On 07/20/11 10:52 AM, email@example.com wrote:
Well, it could be that I pay for just about everything with my debit
card so I don't have to deal with getting change, waiting while they
count it out, jingle the coins around in my pocket, etc.
I slide my debit card, push a few buttons and I'm done. It's quick and
I've got no problem carrying cash when there's a need for it and I
usually have $40 - $50 in my pocket at any given time, but rarely do I
need to have $200+.
Indirectly, yes. When I think I want a little cash, I use the cash back
feature of my debit card and get $40 or $50 back from the cashier.
Grabbing 2 twenties out of the register is pretty easy for most cashiers.
Even if they offered it, I'd never ask for $200.
Incidentals can be bought with a debit card, you know.
I don't have to stop at the bank *ever* to take out cash. I get my cash
at the same place I pay for my purchases - the store's cashier or self
check out registers. So having $200 in my pocket saves the minuscule
amount of time required to have the cashier hand it to me. There's no
"stop at the bank" saved.
Besides, it isn't about the current $200 anyway. If I buy something for
$16.57 on my debit card and return it, that's coins in my pocket that I
don't need. In fact, when I returned the $200+ items, it was on multiple
receipts and the cashier processed each return as a separate
transaction. I had well over a dollar's worth of coins in my pocket and
a bunch of singles when I was done. Who needs that?
perhaps HD doesn't want to pay a SECOND fee to credit your debit card?
Use of the card incurs a user fee to HD,then when "refunding",it might
incur a second fee to HD.
Every electronic monetary transaction incurs a fee to someone.

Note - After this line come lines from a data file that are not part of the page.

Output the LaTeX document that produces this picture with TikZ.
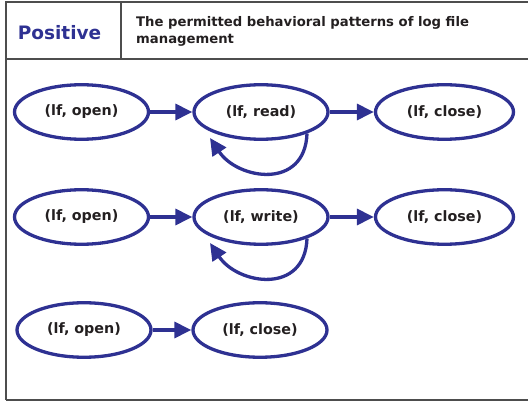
\documentclass[tikz,border=0pt]{standalone}
\usepackage{fontspec}
\setmainfont{DejaVu Sans}
\usetikzlibrary{arrows.meta,shapes.geometric,calc}
\definecolor{dblue}{HTML}{2E3192}
\definecolor{dtext}{HTML}{231F20}
\definecolor{framec}{HTML}{4D4D4D}
\begin{document}
\begin{tikzpicture}[x=1pt,y=-1pt,
  st/.style={ellipse,draw=dblue,line width=3.3pt,minimum width=134pt,minimum height=54.5pt,inner sep=0pt,
    font=\bfseries\fontsize{14.3}{16}\selectfont,text=dtext},
  conn/.style={draw=dblue,line width=3.3pt,-{Triangle[length=17pt,width=16pt]}}]
\useasboundingbox (0,0) rectangle (528,403);
\draw[framec,line width=1.3pt] (6,400) -- (6,2) -- (540,2);
\draw[framec,line width=1.3pt] (6,59) -- (540,59);
\draw[framec,line width=1.3pt] (6,400) -- (540,400);
\draw[framec,line width=1.3pt] (121,2) -- (121,59);
\node[font=\bfseries\fontsize{18.5}{20}\selectfont,text=dblue] (pos) at (59.5,33) {Positive};
\node[anchor=west,align=left,font=\bfseries\fontsize{13.2}{17}\selectfont,text=dtext,inner sep=0pt] (hdr) at (136,31)
  {The permitted behavioral patterns of log file\\management};
% row 1
\node[st] (a1) at (81.5,112) {(lf, open)};
\node[st] (b1) at (261,112) {(lf, read)};
\node[st,minimum width=138pt] (c1) at (444.5,112) {(lf, close)};
\draw[conn] (a1) -- (b1);
\draw[conn] (b1) -- (c1);
\draw[conn] (b1.-25) .. controls ($(b1)+(44,78)$) and ($(b1)+(-23,68)$) .. ($(b1)+(-51,26)$);
% row 2
\node[st] (a2) at (81.5,217) {(lf, open)};
\node[st] (b2) at (261,217) {(lf, write)};
\node[st,minimum width=138pt] (c2) at (444.5,217) {(lf, close)};
\draw[conn] (a2) -- (b2);
\draw[conn] (b2) -- (c2);
\draw[conn] (b2.-25) .. controls ($(b2)+(44,78)$) and ($(b2)+(-23,68)$) .. ($(b2)+(-51,26)$);
% row 3
\node[st] (a3) at (84,330) {(lf, open)};
\node[st] (b3) at (260,330) {(lf, close)};
\draw[conn] (a3) -- (b3);
\end{tikzpicture}
\end{document}
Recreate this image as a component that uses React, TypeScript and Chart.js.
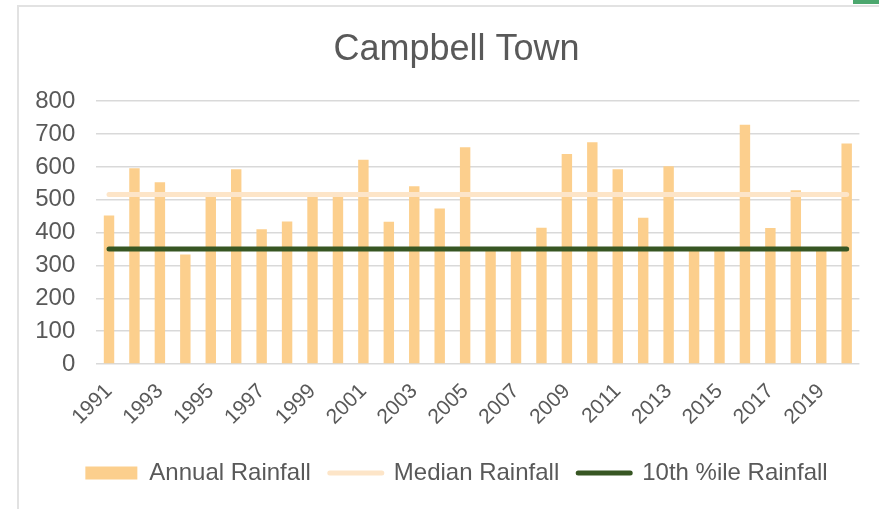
import React, { useEffect, useRef } from "react";
import { Chart, registerables } from "chart.js";

Chart.register(...registerables);

const YEARS = [
  "1991", "1992", "1993", "1994", "1995", "1996", "1997", "1998", "1999", "2000",
  "2001", "2002", "2003", "2004", "2005", "2006", "2007", "2008", "2009", "2010",
  "2011", "2012", "2013", "2014", "2015", "2016", "2017", "2018", "2019", "2020",
];
const ANNUAL_RAINFALL = [
  452, 596, 553, 333, 514, 593, 410, 434, 517, 518,
  622, 433, 541, 473, 660, 349, 352, 415, 639, 675,
  593, 445, 602, 347, 355, 728, 414, 529, 350, 671,
];
const MEDIAN_RAINFALL = 516;
const TENTH_PERCENTILE_RAINFALL = 350;
const Y_MIN = 0;
const Y_MAX = 800;
const Y_STEP = 100;

const TITLE = "Campbell Town";
const SERIES_NAMES = ["Annual Rainfall", "Median Rainfall", "10th %ile Rainfall"];

const BAR_COLOR = "#FCCF8D";
const MEDIAN_COLOR = "#FDE5C8";
const TENTH_COLOR = "#375623";
const TEXT_COLOR = "#595959";
const GRID_COLOR = "#D9D9D9";
const FONT_FAMILY = "'Liberation Sans', Arial, Helvetica, sans-serif";

export default function App() {
  const canvasRef = useRef<HTMLCanvasElement | null>(null);

  useEffect(() => {
    if (!canvasRef.current) return;
    const colors = [BAR_COLOR, MEDIAN_COLOR, TENTH_COLOR];
    const chart = new Chart(canvasRef.current, {
      type: "bar",
      data: {
        labels: YEARS,
        datasets: [
          {
            type: "bar",
            label: SERIES_NAMES[0],
            data: ANNUAL_RAINFALL,
            backgroundColor: BAR_COLOR,
            borderWidth: 0,
            barPercentage: 0.41,
            categoryPercentage: 1,
            order: 2,
          },
          {
            type: "line",
            label: SERIES_NAMES[1],
            data: YEARS.map(() => MEDIAN_RAINFALL),
            borderColor: MEDIAN_COLOR,
            backgroundColor: MEDIAN_COLOR,
            borderWidth: 5,
            borderCapStyle: "round",
            pointRadius: 0,
            fill: false,
            order: 1,
          },
          {
            type: "line",
            label: SERIES_NAMES[2],
            data: YEARS.map(() => TENTH_PERCENTILE_RAINFALL),
            borderColor: TENTH_COLOR,
            backgroundColor: TENTH_COLOR,
            borderWidth: 5,
            borderCapStyle: "round",
            pointRadius: 0,
            fill: false,
            order: 0,
          },
        ],
      } as any,
      options: {
        animation: false,
        responsive: false,
        devicePixelRatio: 1,
        layout: { padding: { left: 34, right: 0, top: 0, bottom: 14 } },
        plugins: {
          title: {
            display: true,
            text: TITLE,
            color: TEXT_COLOR,
            font: { size: 36, family: FONT_FAMILY, weight: "normal" },
            padding: { top: 28, bottom: 30 },
          },
          legend: {
            position: "bottom",
            labels: {
              usePointStyle: true,
              pointStyleWidth: 52,
              boxHeight: 13,
              padding: 19,
              color: TEXT_COLOR,
              font: { size: 24, family: FONT_FAMILY },
              generateLabels: (c: any) =>
                c.data.datasets.map((ds: any, i: number) => ({
                  text: ds.label,
                  datasetIndex: i,
                  hidden: false,
                  fontColor: TEXT_COLOR,
                  fillStyle: colors[i],
                  strokeStyle: colors[i],
                  lineWidth: i === 0 ? 0 : 5,
                  lineCap: "round",
                  pointStyle: i === 0 ? "rect" : "line",
                })),
            },
          },
          tooltip: { enabled: false },
        },
        scales: {
          x: {
            grid: { display: false },
            border: { display: false },
            ticks: {
              autoSkip: false,
              minRotation: 45,
              maxRotation: 45,
              padding: 7,
              color: TEXT_COLOR,
              font: { size: 21, family: FONT_FAMILY },
              callback: function (this: any, v: any, i: number) {
                return i % 2 === 0 ? this.getLabelForValue(v) : "";
              },
            },
            afterFit: (s: any) => {
              s.height = 78;
            },
          },
          y: {
            min: Y_MIN,
            max: Y_MAX,
            ticks: {
              stepSize: Y_STEP,
              padding: 21,
              color: TEXT_COLOR,
              font: { size: 24, family: FONT_FAMILY },
            },
            grid: { color: GRID_COLOR, lineWidth: 1.5, drawTicks: false },
            border: { display: false },
            afterFit: (s: any) => {
              s.width = 62.3;
            },
          },
          y2: {
            type: "linear",
            position: "right",
            display: true,
            grid: { display: false, drawTicks: false },
            ticks: { display: false },
            border: { display: false },
            afterFit: (s: any) => {
              s.width = 19.6;
            },
          },
        },
      } as any,
    });
    return () => chart.destroy();
  }, []);

  return (
    <div
      style={{
        position: "fixed",
        left: 0,
        top: 0,
        width: 879,
        height: 509,
        background: "#ffffff",
        overflow: "hidden",
      }}
    >
      <div
        style={{
          position: "absolute",
          left: 17,
          top: 5,
          width: 900,
          height: 600,
          borderTop: "2px solid #E2E2E2",
          borderLeft: "2px solid #E2E2E2",
          boxSizing: "border-box",
        }}
      />
      <div
        style={{
          position: "absolute",
          left: 853,
          top: 0,
          width: 26,
          height: 4,
          background: "#4CA76E",
        }}
      />
      <canvas
        ref={canvasRef}
        width={879}
        height={509}
        style={{ position: "absolute", left: 0, top: 0, width: 879, height: 509 }}
      />
    </div>
  );
}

<< Are you mentally deficient?
Why would you have to report YOUR OWN money, that you ALREADY PAID
TAXES on, to the IRS?>>
1.. Who must file Form 8300?
Any persons who receive more than $10,000 while conducting their trade or
business must file a Form 8300. The $10,000 may occur in a single
transaction, or a series of related transactions.
2.. What payments must be reported?
A business must file Form 8300 to report cash paid to it if the cash
a.. Over $10,000,
b.. Received as:
1.. One lump sum of over $10,000,
2.. Two or more related payments that total in excess of $10,000, or
3.. Payments received as part of a single transaction (or two or more
related transactions) that cause the total cash received within a 12-month
period to total more than $10,000.
c.. Received in the course of trade or business,
d.. Received from the same buyer (or agent), and
e.. Received in a single transaction or in two or more related
He is not receiving $10,000 as payment in a business transaction, he is
being given a refund of $10,000 in a business transaction..
Are you implying that he would have to pay taxes on the $10,000 twice?